19 January 2008

Why We're Going To Miss W

The most difficult trait for a leader is to be reliably right ex post. Any idiot can be right ex ante. After all, all the relevant data is at least knowable. That so many are so wrong ex ante just demonstrates what fundamentally stupid and irrational creatures we really are.

But being right ex post is genuinely hard. The most important facts -- what's going to happen between the decision and the result -- can't be known. From the point of view of the future, every decision is a gamble and in this game not even the true odds are known.
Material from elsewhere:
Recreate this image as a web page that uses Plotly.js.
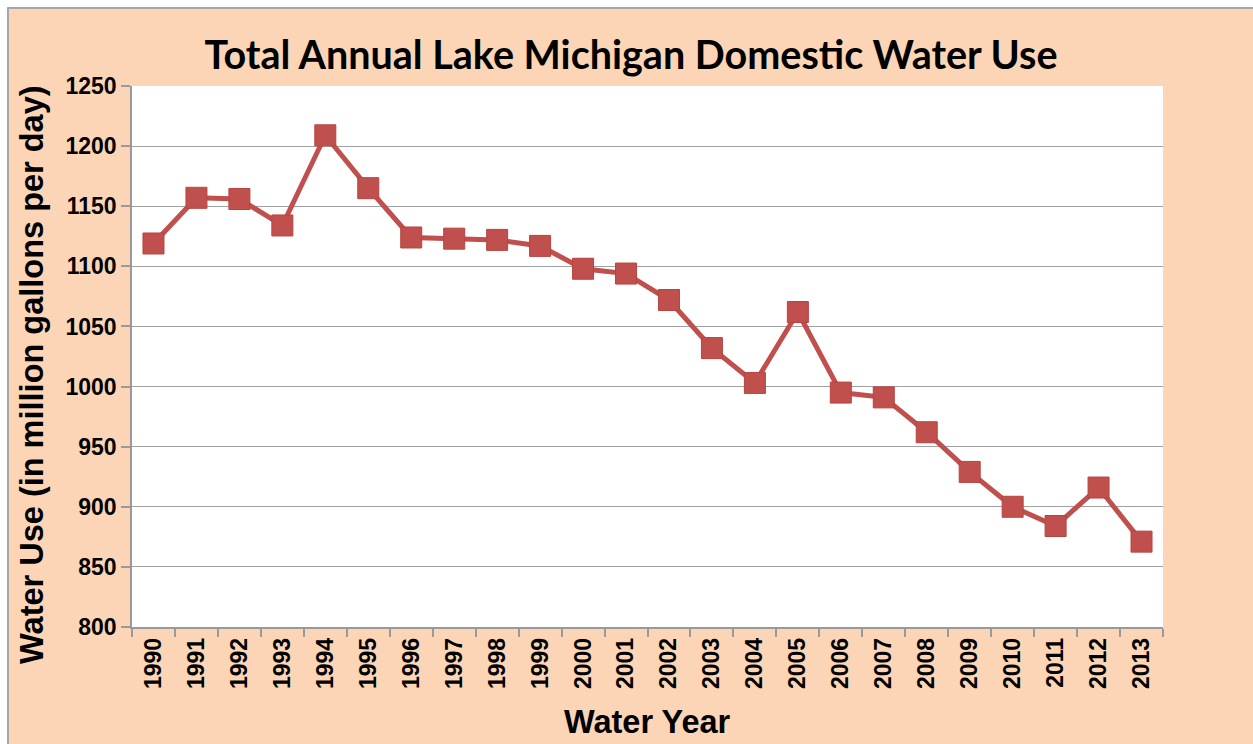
<!DOCTYPE html>
<html>
<head>
<meta charset="utf-8">
<script src="https://cdn.plot.ly/plotly-3.0.1.min.js"></script>
<style>
html,body{margin:0;padding:0;background:#ffffff;}
#wrap{position:absolute;left:7px;top:7px;width:1246px;height:737px;border-left:2px solid #a6a6a6;border-top:2px solid #a6a6a6;box-sizing:border-box;}
#chart{position:absolute;left:0;top:0;width:1244px;height:735px;}
</style>
</head>
<body>
<div id="wrap"><div id="chart"></div></div>
<script>
const years = ["1990","1991","1992","1993","1994","1995","1996","1997","1998","1999","2000","2001","2002","2003","2004","2005","2006","2007","2008","2009","2010","2011","2012","2013"];
const waterUse = [1119,1157,1156,1134,1209,1165,1124,1123,1122,1117,1098,1094,1072,1032,1003,1062,995,991,962,929,900,884,916,871];
const yTicks = [800,850,900,950,1000,1050,1100,1150,1200,1250];

const labelFont = {family: '"Liberation Sans", Arial, sans-serif', size: 23, color: '#000', weight: 'bold'};
const axisTitleFont = {family: '"Liberation Sans", Arial, sans-serif', size: 32.5, color: '#000', weight: 'bold'};

const trace = {
  x: years, y: waterUse, type: 'scatter', mode: 'lines+markers',
  line: {color: '#C0504D', width: 5},
  marker: {symbol: 'square', size: 21, color: '#C0504D', line: {color: '#B9433F', width: 1}},
  hoverinfo: 'x+y'
};
const layout = {
  width: 1244, height: 735,
  margin: {l: 123, r: 90, t: 77, b: 117},
  paper_bgcolor: '#FBD5B5', plot_bgcolor: '#ffffff',
  showlegend: false,
  title: {text: 'Total Annual Lake Michigan Domestic Water Use', x: 0.5, xanchor: 'center', y: 0.937, yanchor: 'middle',
    font: {family: 'Lato, "Open Sans", sans-serif', size: 39.5, color: '#000', weight: 'bold'}},
  xaxis: {
    type: 'category', range: [-0.5, years.length - 0.5], tickson: 'boundaries', ticks: 'outside', ticklen: 8, tickcolor: '#999', tickwidth: 1.5,
    showline: true, linecolor: '#999', linewidth: 1.5, showgrid: false,
    tickangle: -90, tickfont: labelFont
  },
  yaxis: {
    range: [800, 1250], tickvals: yTicks, ticktext: yTicks.map(String),
    ticks: 'outside', ticklen: 9, tickcolor: '#999', tickwidth: 1.5,
    showline: true, linecolor: '#999', linewidth: 1.5, showgrid: true, gridcolor: '#a0a0a0', gridwidth: 1.2, zeroline: false,
    tickfont: labelFont
  },
  annotations: [
    {text: 'Water Year', xref: 'paper', yref: 'paper', x: 0.5, y: -0.1756, xanchor: 'center', yanchor: 'middle', showarrow: false, font: axisTitleFont},
    {text: 'Water Use (in million gallons per day)', xref: 'paper', yref: 'paper', x: -0.097, y: 0.466, xanchor: 'center', yanchor: 'middle', textangle: -90, showarrow: false, font: axisTitleFont}
  ]
};
Plotly.newPlot('chart', [trace], layout, {displayModeBar: false});
</script>
</body>
</html>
It is, therefore, remarkable that President Bush is right as often as he is. I'm thinking here, in particular, of his decision on funding research into embryonic stem cells. Given what we've discovered since, his decision that the federal government would fund primarily research into adult stem cells turned out to be the right decision scientifically. The world doesn't usually work like that: morality doesn't necessarily translate into doing what best from a purely utilitarian view point. Not torturing terrorists is the right decision, but pretending that there's no cost in the form of dead Americans because "torture doesn't work" is simply ignoring the cost of our decision.

A president who makes decisions that turn out for the best in the long run is invaluable. It might also be unknowable until the person actually becomes president. There was, for example, no way to know that Jimmy Carter would be the anti-W, a president who's every important decision turned out to be wrong. This does show, though, that democracy has no special talent for being right ex post.

8 comments:

Anonymous said...

Yes, democracy's superiority is that ability to be right more often post facto. It's about correction / adaptation, not precognition.

Harry Eagar said...

But torture does work. In fact, the mere prospect of torture can work.
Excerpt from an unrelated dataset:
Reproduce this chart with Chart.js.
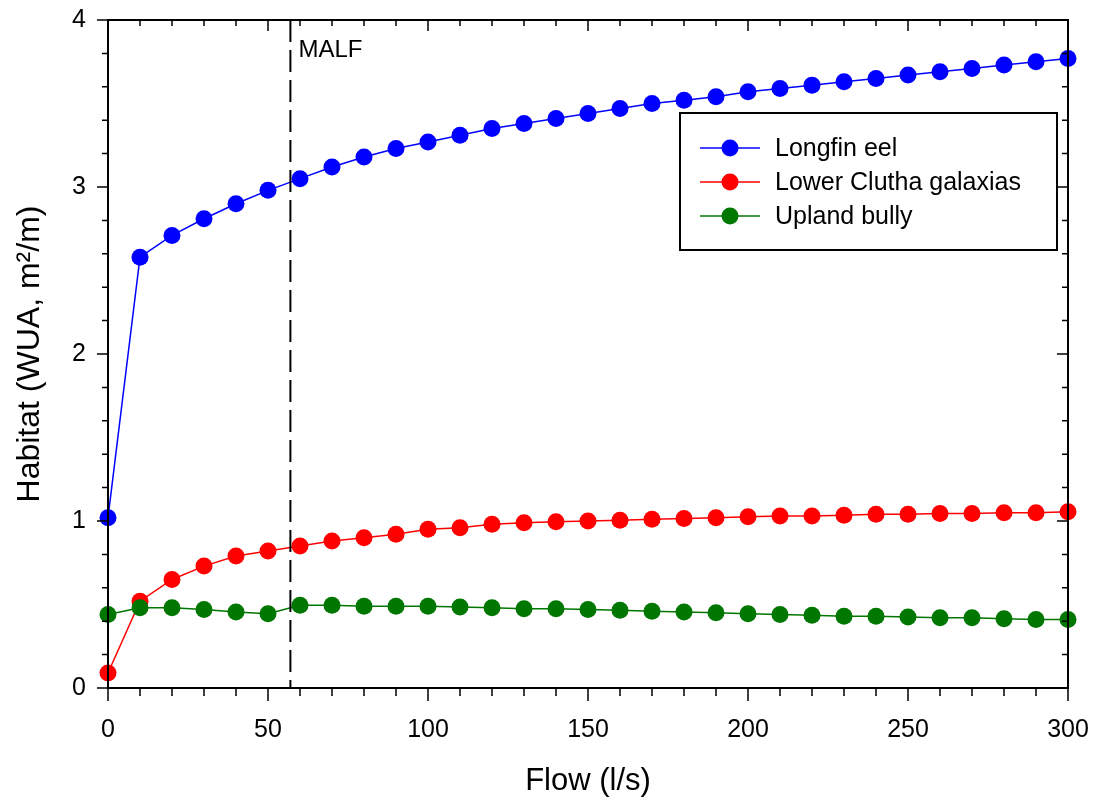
<!DOCTYPE html>
<html>
<head>
<meta charset="utf-8">
<script src="https://cdn.jsdelivr.net/npm/chart.js@4.4.0/dist/chart.umd.min.js"></script>
<style>
  html, body { margin: 0; padding: 0; background: #fff; }
  #wrap { width: 1095px; height: 803px; }
</style>
</head>
<body>
<div id="wrap"><canvas id="chart" width="1095" height="803"></canvas></div>
<script>
// flow steps (l/s)
const flow = [0, 10, 20, 30, 40, 50, 60, 70, 80, 90, 100, 110, 120, 130, 140, 150,
              160, 170, 180, 190, 200, 210, 220, 230, 240, 250, 260, 270, 280, 290, 300];

// WUA values (m2/m)
const longfinEel = [1.02, 2.58, 2.71, 2.81, 2.90, 2.98, 3.05, 3.12, 3.18, 3.23, 3.27, 3.31, 3.35, 3.38, 3.41, 3.44,
                    3.47, 3.50, 3.52, 3.54, 3.57, 3.59, 3.61, 3.63, 3.65, 3.67, 3.69, 3.71, 3.73, 3.75, 3.77];
const lowerClutha = [0.09, 0.52, 0.65, 0.73, 0.79, 0.82, 0.85, 0.88, 0.90, 0.92, 0.95, 0.96, 0.98, 0.99, 0.995, 1.00,
                     1.005, 1.01, 1.015, 1.02, 1.025, 1.03, 1.03, 1.035, 1.04, 1.04, 1.045, 1.045, 1.05, 1.05, 1.055];
const uplandBully = [0.44, 0.48, 0.48, 0.47, 0.455, 0.445, 0.495, 0.495, 0.49, 0.49, 0.49, 0.485, 0.48, 0.475, 0.475, 0.47,
                     0.465, 0.46, 0.455, 0.45, 0.445, 0.44, 0.435, 0.43, 0.43, 0.425, 0.42, 0.42, 0.415, 0.41, 0.41];

const xTicks = [0, 50, 100, 150, 200, 250, 300];
const yTicks = [0, 1, 2, 3, 4];
const malf = 57;

const AREA = { left: 108, right: 1068, top: 20, bottom: 688 };

function pts(ys) {
    return flow.map((f, i) => ({ x: f, y: ys[i] }));
}

function series(label, ys, color, order) {
    return {
        label,
        data: pts(ys),
        borderColor: color,
        backgroundColor: color,
        pointBackgroundColor: color,
        pointBorderColor: color,
        borderWidth: 1.5,
        pointRadius: 8.5,
        pointHoverRadius: 8.5,
        pointBorderWidth: 0,
        tension: 0,
        showLine: true,
        clip: false,
        order
    };
}

// frame, ticks, MALF line and legend
const decorations = {
    id: "decorations",
    afterDatasetsDraw(chart) {
        const ctx = chart.ctx;
        const xs = chart.scales.x, ys = chart.scales.y;
        const L = xs.getPixelForValue(0), R = xs.getPixelForValue(300);
        const T = ys.getPixelForValue(4), B = ys.getPixelForValue(0);
        ctx.save();

        // MALF dashed line
        const mx = xs.getPixelForValue(malf);
        ctx.strokeStyle = "#000";
        ctx.lineWidth = 2;
        ctx.setLineDash([22, 8]);
        ctx.beginPath();
        ctx.moveTo(mx, T);
        ctx.lineTo(mx, B);
        ctx.stroke();
        ctx.setLineDash([]);
        ctx.fillStyle = "#000";
        ctx.font = "24px Arial, 'Liberation Sans'";
        ctx.textBaseline = "alphabetic";
        ctx.textAlign = "left";
        ctx.fillText("MALF", mx + 8, 57);

        // frame
        ctx.lineWidth = 2;
        ctx.beginPath();
        ctx.rect(L, T, R - L, B - T);
        ctx.stroke();

        // x ticks (minor every 10, major every 50)
        ctx.lineWidth = 1.5;
        ctx.beginPath();
        for (let v = 0; v <= 300; v += 10) {
            const px = xs.getPixelForValue(v);
            const major = v % 50 === 0;
            ctx.moveTo(px, B);
            ctx.lineTo(px, B + (major ? 13 : 8));
            ctx.moveTo(px, T);
            ctx.lineTo(px, T + (major ? 11 : 6));
        }
        // y ticks (minor every 0.2)
        for (let k = 0; k <= 20; k++) {
            const v = k / 5;
            const py = ys.getPixelForValue(v);
            const major = k % 5 === 0;
            ctx.moveTo(L, py);
            ctx.lineTo(L - (major ? 11 : 6), py);
            ctx.moveTo(R, py);
            ctx.lineTo(R - (major ? 11 : 6), py);
        }
        ctx.stroke();

        // legend
        const box = { x: 680, y: 113, w: 377, h: 137 };
        ctx.fillStyle = "#fff";
        ctx.fillRect(box.x, box.y, box.w, box.h);
        ctx.strokeStyle = "#000";
        ctx.lineWidth = 2;
        ctx.strokeRect(box.x, box.y, box.w, box.h);
        ctx.font = "25px Arial, 'Liberation Sans'";
        ctx.textBaseline = "middle";
        chart.data.datasets.forEach((ds, i) => {
            const cy = 148 + i * 34;
            ctx.strokeStyle = ds.borderColor;
            ctx.lineWidth = 1.5;
            ctx.beginPath();
            ctx.moveTo(700, cy);
            ctx.lineTo(760, cy);
            ctx.stroke();
            ctx.fillStyle = ds.pointBackgroundColor;
            ctx.beginPath();
            ctx.arc(730, cy, 8.5, 0, Math.PI * 2);
            ctx.fill();
            ctx.fillStyle = "#000";
            ctx.fillText(ds.label, 775, cy + 1);
        });
        ctx.restore();
    }
};

const font = "Arial, 'Liberation Sans', sans-serif";

new Chart(document.getElementById("chart"), {
    type: "scatter",
    data: {
        datasets: [
            series("Longfin eel", longfinEel, "#0000ff", 2),
            series("Lower Clutha galaxias", lowerClutha, "#ff0000", 1),
            series("Upland bully", uplandBully, "#007700", 0)
        ]
    },
    options: {
        responsive: false,
        animation: false,
        devicePixelRatio: 1,
        layout: { padding: { top: AREA.top, right: 1095 - AREA.right, left: 0, bottom: 0 } },
        plugins: { legend: { display: false }, tooltip: { enabled: false } },
        scales: {
            x: {
                type: "linear",
                min: 0,
                max: 300,
                afterBuildTicks: s => { s.ticks = xTicks.map(v => ({ value: v })); },
                afterFit: s => {
                    s.height = 803 - AREA.bottom;
                    s.paddingLeft = 0;
                    s.paddingRight = 0;
                },
                grid: { display: false, drawTicks: false },
                border: { display: false },
                ticks: { color: "#000", font: { family: font, size: 25 }, padding: 27, maxRotation: 0 },
                title: { display: true, text: "Flow (l/s)", color: "#000",
                         font: { family: font, size: 31 }, padding: { top: 0, bottom: 3 } }
            },
            y: {
                type: "linear",
                min: 0,
                max: 4,
                afterBuildTicks: s => { s.ticks = yTicks.map(v => ({ value: v })); },
                afterFit: s => {
                    s.width = AREA.left;
                    s.paddingTop = 0;
                    s.paddingBottom = 0;
                },
                grid: { display: false, drawTicks: false },
                border: { display: false },
                ticks: { color: "#000", font: { family: font, size: 25 }, padding: 22 },
                title: { display: true, text: "Habitat (WUA, m²/m)", color: "#000",
                         font: { family: font, size: 32 }, padding: { top: 11, bottom: 0 } }
            }
        }
    },
    plugins: [decorations]
});
</script>
</body>
</html>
I don't know that knowing that it works has (or should have)any special bearing on what policy one decides is right, but choosing a path based on manifestly wrong concepts seems wrong to me.

Even if, occasionally, it turns out right.

As for stem cells, we're still waiting for the first trial, are we not?

Heck, I'm still waiting for fusion electricity generators to go commercial.

Harry Eagar said...

speaking of decisions, after that last post, I moved over to Amazon.

Top of the home page sez: What do customers buy after viewing this item? (Although I had not viewed any item yet). However, there was an answer:

54% buy Advanced Taser 18-L Black w/ Yellow . . .

17% buy Master Security Internal Pepper . . . (spray, I think)

15% buy Ratatouille DVD.

I'd like somebody to explain the rational decision-making behind that one.

Anonymous said...

I'd like somebody to explain the rational decision-making behind that one.

Harry, there's no rational decision making. It's all based on mining data from actual user behavior. Who ever said shoppers were rational?

Anonymous said...

David,

Do you think Bush was right on the Medicare drug benefit? It will take several decades to call that one, but I have a feeling he wasn't.

Speaking of Carter, Bush's feeling about Putin was a miss of Carteresque proportions.

David said...

Duck:

I'm agnostic about the drug benefit. It was probably good politics (people wanted it and, by getting on board, the President managed to head off the worst Dem ideas) but bad policy. The question is whether something worse would have passed if he had opposed it, a question on which I have no opinion.

As for Putin, he was wrong, but I don't think it was of Carteresque proportions just because Putin (and Russia) don't matter much. And, although W says nice things about Putin, he just goes ahead and does what he wants anyway (e.g., invade Iraq, expand NATO, etc.).

Harry Eagar said...

Don't want to hijack the thread, but I don't think Amazon is really mining data.

After some reflection, I figured out why the Taser item showed up on my page. I had hit on a blind link at (probably) Instapundit which carried me there.

Me and, I dunno, how many other hundreds or thousands of people.

Are we to believe that 54% of all visitors to the Taser page, including thousands of idly clicking wanderers, really bought Tasers and that 15% went on to buy Ratatouille DVDs?

I think I've discovered a scandal:
Amazon is faking its marketing comeons!

The innovational capability of the unrestrained capitalist is unlimited! Set them loose on prescription medicine.

David said...

Harry:

They say that they're answering the question "What Do Customers Buy After Viewing This Item?" I assume that they are limiting the answer to customers who buy something. What percentage that is they are not telling us. The real question is, what do they mean by "after."